__Exercise task__:
Repeat each entry word for word. Leave any images out of the copy.

__Entries shown__:
....
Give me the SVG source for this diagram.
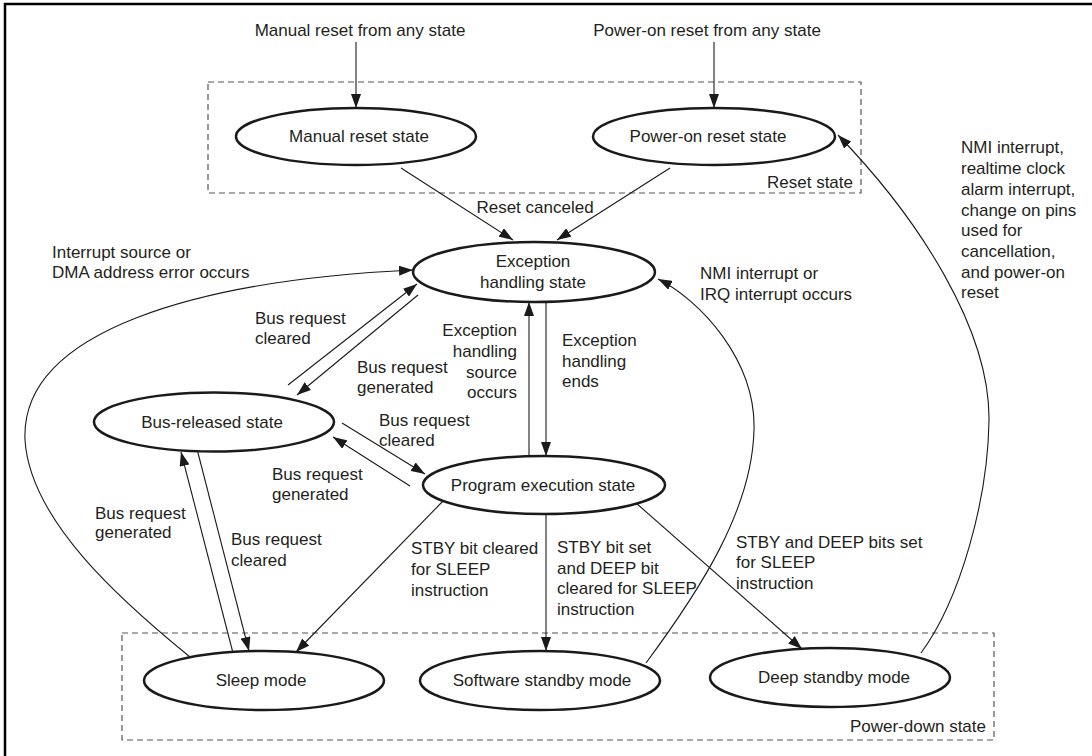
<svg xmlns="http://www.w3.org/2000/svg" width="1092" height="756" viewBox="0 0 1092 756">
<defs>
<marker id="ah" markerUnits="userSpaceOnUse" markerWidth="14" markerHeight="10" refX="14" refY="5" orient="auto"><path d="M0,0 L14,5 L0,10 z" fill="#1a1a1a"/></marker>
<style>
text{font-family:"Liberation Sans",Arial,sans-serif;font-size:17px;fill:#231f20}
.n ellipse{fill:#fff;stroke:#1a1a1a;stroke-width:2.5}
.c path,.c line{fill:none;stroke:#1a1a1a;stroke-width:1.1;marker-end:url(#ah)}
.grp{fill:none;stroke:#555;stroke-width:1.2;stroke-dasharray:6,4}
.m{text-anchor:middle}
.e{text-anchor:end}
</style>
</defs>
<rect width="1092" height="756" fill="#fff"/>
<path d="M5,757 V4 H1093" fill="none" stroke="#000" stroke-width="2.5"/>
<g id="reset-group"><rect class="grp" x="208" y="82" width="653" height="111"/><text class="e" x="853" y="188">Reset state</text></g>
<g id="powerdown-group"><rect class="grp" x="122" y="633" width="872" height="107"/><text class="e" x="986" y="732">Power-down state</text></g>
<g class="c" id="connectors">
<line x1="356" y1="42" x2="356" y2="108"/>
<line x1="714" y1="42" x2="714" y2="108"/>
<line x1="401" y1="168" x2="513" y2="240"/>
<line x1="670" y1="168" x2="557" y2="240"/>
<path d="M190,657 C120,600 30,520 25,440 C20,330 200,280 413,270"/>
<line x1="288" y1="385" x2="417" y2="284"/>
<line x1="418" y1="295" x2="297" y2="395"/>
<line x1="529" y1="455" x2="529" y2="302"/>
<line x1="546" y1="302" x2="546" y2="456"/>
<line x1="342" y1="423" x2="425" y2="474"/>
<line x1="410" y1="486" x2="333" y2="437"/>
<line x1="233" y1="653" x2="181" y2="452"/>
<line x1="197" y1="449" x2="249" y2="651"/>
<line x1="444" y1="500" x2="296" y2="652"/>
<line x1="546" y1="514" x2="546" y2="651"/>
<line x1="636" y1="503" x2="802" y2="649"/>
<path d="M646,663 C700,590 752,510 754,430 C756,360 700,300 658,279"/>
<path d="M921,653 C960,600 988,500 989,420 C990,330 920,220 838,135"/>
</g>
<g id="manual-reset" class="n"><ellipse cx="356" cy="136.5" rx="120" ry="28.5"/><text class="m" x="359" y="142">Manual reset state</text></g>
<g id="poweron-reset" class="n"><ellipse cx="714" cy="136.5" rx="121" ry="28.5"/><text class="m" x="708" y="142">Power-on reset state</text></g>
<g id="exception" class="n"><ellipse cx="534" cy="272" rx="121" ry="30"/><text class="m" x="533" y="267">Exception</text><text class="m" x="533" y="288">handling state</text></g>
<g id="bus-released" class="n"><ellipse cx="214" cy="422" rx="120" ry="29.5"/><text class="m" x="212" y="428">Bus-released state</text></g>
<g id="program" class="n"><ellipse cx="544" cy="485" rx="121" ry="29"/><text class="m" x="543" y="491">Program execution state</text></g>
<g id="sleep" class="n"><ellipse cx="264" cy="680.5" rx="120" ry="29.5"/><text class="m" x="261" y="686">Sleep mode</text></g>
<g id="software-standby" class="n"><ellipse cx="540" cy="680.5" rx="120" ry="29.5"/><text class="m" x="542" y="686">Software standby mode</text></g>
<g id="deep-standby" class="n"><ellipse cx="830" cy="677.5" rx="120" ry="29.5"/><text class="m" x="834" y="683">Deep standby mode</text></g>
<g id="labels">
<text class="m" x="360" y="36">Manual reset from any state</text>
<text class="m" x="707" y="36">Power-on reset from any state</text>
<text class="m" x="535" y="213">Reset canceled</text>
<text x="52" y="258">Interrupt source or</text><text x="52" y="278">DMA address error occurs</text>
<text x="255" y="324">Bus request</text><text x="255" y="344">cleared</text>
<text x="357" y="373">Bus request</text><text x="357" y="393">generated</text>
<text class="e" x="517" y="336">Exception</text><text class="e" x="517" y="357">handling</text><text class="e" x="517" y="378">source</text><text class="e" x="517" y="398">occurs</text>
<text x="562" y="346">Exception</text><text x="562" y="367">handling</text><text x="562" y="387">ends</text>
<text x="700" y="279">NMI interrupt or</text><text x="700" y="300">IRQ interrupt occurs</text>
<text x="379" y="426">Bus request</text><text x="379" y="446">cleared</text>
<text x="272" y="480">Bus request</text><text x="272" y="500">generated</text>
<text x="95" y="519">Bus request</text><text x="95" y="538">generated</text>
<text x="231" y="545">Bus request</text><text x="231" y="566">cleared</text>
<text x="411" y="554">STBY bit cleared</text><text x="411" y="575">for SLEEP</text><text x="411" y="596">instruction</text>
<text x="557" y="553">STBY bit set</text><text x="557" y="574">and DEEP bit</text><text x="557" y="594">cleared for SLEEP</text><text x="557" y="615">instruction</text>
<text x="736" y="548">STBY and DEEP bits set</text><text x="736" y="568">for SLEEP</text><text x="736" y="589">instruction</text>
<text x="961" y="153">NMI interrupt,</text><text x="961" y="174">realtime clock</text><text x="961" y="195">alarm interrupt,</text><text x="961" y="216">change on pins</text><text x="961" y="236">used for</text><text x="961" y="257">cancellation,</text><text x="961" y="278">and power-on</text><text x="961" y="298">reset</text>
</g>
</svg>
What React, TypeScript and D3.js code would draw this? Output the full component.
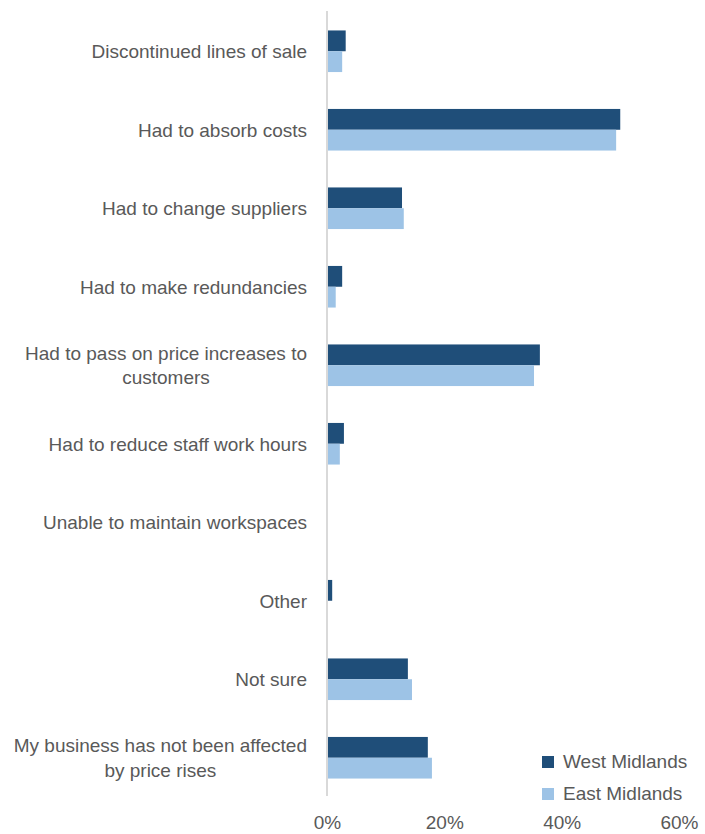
....
__Solved exercise__:
Give me the SVG source for this diagram.
<svg xmlns="http://www.w3.org/2000/svg" width="1092" height="756" viewBox="0 0 1092 756">
<defs>
<marker id="ah" markerUnits="userSpaceOnUse" markerWidth="14" markerHeight="10" refX="14" refY="5" orient="auto"><path d="M0,0 L14,5 L0,10 z" fill="#1a1a1a"/></marker>
<style>
text{font-family:"Liberation Sans",Arial,sans-serif;font-size:17px;fill:#231f20}
.n ellipse{fill:#fff;stroke:#1a1a1a;stroke-width:2.5}
.c path,.c line{fill:none;stroke:#1a1a1a;stroke-width:1.1;marker-end:url(#ah)}
.grp{fill:none;stroke:#555;stroke-width:1.2;stroke-dasharray:6,4}
.m{text-anchor:middle}
.e{text-anchor:end}
</style>
</defs>
<rect width="1092" height="756" fill="#fff"/>
<path d="M5,757 V4 H1093" fill="none" stroke="#000" stroke-width="2.5"/>
<g id="reset-group"><rect class="grp" x="208" y="82" width="653" height="111"/><text class="e" x="853" y="188">Reset state</text></g>
<g id="powerdown-group"><rect class="grp" x="122" y="633" width="872" height="107"/><text class="e" x="986" y="732">Power-down state</text></g>
<g class="c" id="connectors">
<line x1="356" y1="42" x2="356" y2="108"/>
<line x1="714" y1="42" x2="714" y2="108"/>
<line x1="401" y1="168" x2="513" y2="240"/>
<line x1="670" y1="168" x2="557" y2="240"/>
<path d="M190,657 C120,600 30,520 25,440 C20,330 200,280 413,270"/>
<line x1="288" y1="385" x2="417" y2="284"/>
<line x1="418" y1="295" x2="297" y2="395"/>
<line x1="529" y1="455" x2="529" y2="302"/>
<line x1="546" y1="302" x2="546" y2="456"/>
<line x1="342" y1="423" x2="425" y2="474"/>
<line x1="410" y1="486" x2="333" y2="437"/>
<line x1="233" y1="653" x2="181" y2="452"/>
<line x1="197" y1="449" x2="249" y2="651"/>
<line x1="444" y1="500" x2="296" y2="652"/>
<line x1="546" y1="514" x2="546" y2="651"/>
<line x1="636" y1="503" x2="802" y2="649"/>
<path d="M646,663 C700,590 752,510 754,430 C756,360 700,300 658,279"/>
<path d="M921,653 C960,600 988,500 989,420 C990,330 920,220 838,135"/>
</g>
<g id="manual-reset" class="n"><ellipse cx="356" cy="136.5" rx="120" ry="28.5"/><text class="m" x="359" y="142">Manual reset state</text></g>
<g id="poweron-reset" class="n"><ellipse cx="714" cy="136.5" rx="121" ry="28.5"/><text class="m" x="708" y="142">Power-on reset state</text></g>
<g id="exception" class="n"><ellipse cx="534" cy="272" rx="121" ry="30"/><text class="m" x="533" y="267">Exception</text><text class="m" x="533" y="288">handling state</text></g>
<g id="bus-released" class="n"><ellipse cx="214" cy="422" rx="120" ry="29.5"/><text class="m" x="212" y="428">Bus-released state</text></g>
<g id="program" class="n"><ellipse cx="544" cy="485" rx="121" ry="29"/><text class="m" x="543" y="491">Program execution state</text></g>
<g id="sleep" class="n"><ellipse cx="264" cy="680.5" rx="120" ry="29.5"/><text class="m" x="261" y="686">Sleep mode</text></g>
<g id="software-standby" class="n"><ellipse cx="540" cy="680.5" rx="120" ry="29.5"/><text class="m" x="542" y="686">Software standby mode</text></g>
<g id="deep-standby" class="n"><ellipse cx="830" cy="677.5" rx="120" ry="29.5"/><text class="m" x="834" y="683">Deep standby mode</text></g>
<g id="labels">
<text class="m" x="360" y="36">Manual reset from any state</text>
<text class="m" x="707" y="36">Power-on reset from any state</text>
<text class="m" x="535" y="213">Reset canceled</text>
<text x="52" y="258">Interrupt source or</text><text x="52" y="278">DMA address error occurs</text>
<text x="255" y="324">Bus request</text><text x="255" y="344">cleared</text>
<text x="357" y="373">Bus request</text><text x="357" y="393">generated</text>
<text class="e" x="517" y="336">Exception</text><text class="e" x="517" y="357">handling</text><text class="e" x="517" y="378">source</text><text class="e" x="517" y="398">occurs</text>
<text x="562" y="346">Exception</text><text x="562" y="367">handling</text><text x="562" y="387">ends</text>
<text x="700" y="279">NMI interrupt or</text><text x="700" y="300">IRQ interrupt occurs</text>
<text x="379" y="426">Bus request</text><text x="379" y="446">cleared</text>
<text x="272" y="480">Bus request</text><text x="272" y="500">generated</text>
<text x="95" y="519">Bus request</text><text x="95" y="538">generated</text>
<text x="231" y="545">Bus request</text><text x="231" y="566">cleared</text>
<text x="411" y="554">STBY bit cleared</text><text x="411" y="575">for SLEEP</text><text x="411" y="596">instruction</text>
<text x="557" y="553">STBY bit set</text><text x="557" y="574">and DEEP bit</text><text x="557" y="594">cleared for SLEEP</text><text x="557" y="615">instruction</text>
<text x="736" y="548">STBY and DEEP bits set</text><text x="736" y="568">for SLEEP</text><text x="736" y="589">instruction</text>
<text x="961" y="153">NMI interrupt,</text><text x="961" y="174">realtime clock</text><text x="961" y="195">alarm interrupt,</text><text x="961" y="216">change on pins</text><text x="961" y="236">used for</text><text x="961" y="257">cancellation,</text><text x="961" y="278">and power-on</text><text x="961" y="298">reset</text>
</g>
</svg>
What React, TypeScript and D3.js code would draw this? Output the full component.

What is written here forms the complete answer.